Earlier this year, the EU reported two cases of African Swine Fever in wild boars in Lithuania and Poland near the border with Belarus. African Swine Fever is a disease that, though harmless to humans, provokes high mortality rates in animals (mainly domestic pigs and wild boars). With the exception of Sardinia, where it is endemic, the EU territory has been always considered as free from the disease.On the other hand, in Russia, Belarus and Ukraine and other Caucasian countries several outbreaks have been reported since 2007.
Following the two outbreaks in Lithuania and Poland, the EU immediately demarcated the infested areas and limited movement of susceptible live animals and products from those areas. Despite the guarantees offered by the EU in terms of control and eradications measures, the veterinary services of Russia notified to the World Trade Organisation (WTO) the introduction of a temporary suspension of imports from those two Member States (January and February 2014). Nonetheless, the trade ban as implemented by Russia concerned, in practice, the whole EU, since Russian authorities considered the lack of controls within the EU internal market did not ensure adequate surveillance and traceability.
Following the outbreaks, the European Commission requested scientific advice of the European Food Safety Authority (EFSA) on two occasions. In the first place, tasked with assessing the control measures deployed at EU level to avoid further spreading of the disease, EFSA concluded for their effectiveness.
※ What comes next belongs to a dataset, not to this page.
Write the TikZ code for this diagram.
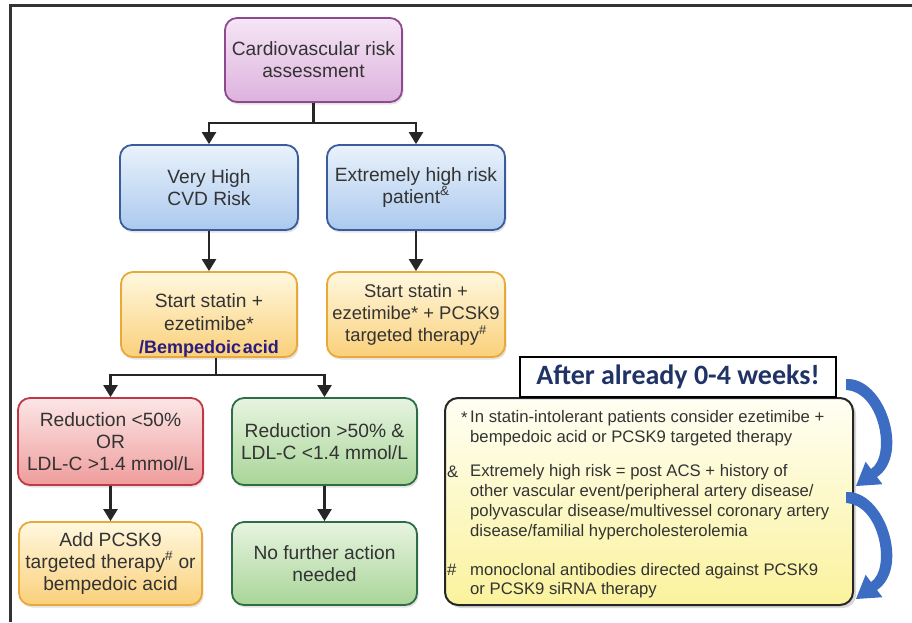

Secondly, with reference to the presence of the disease in neighbouring countries, whilst considering endemicity in Russia as high and the relevant control activities insufficient, EFSA considered that country as the main pathway for introduction of African Swine Fever in the EU.
Because of the import ban maintained by Russia, EU exports are suffering significant economic losses. Effectively, Russia is largely dependent on EU exports of pork meat and pig products. In spite of two months of intense bilateral negotiations, the European Commission did not succeed in having the Russian ban lifted. As a result on 8 April last, the EU requested the opening of formal consultations with Russia in the context of WTO, alleging violations of several provisions of the Sanitary and Phytosanitary Agreement and of the General Agreement on Tariffs and Trade. According to WTO rules, the two parties will have at least 60 days to settle the controversy. Should the ongoing formal consultations not be successful, the EU may eventually request the composition of an independent panel to rule on the dispute.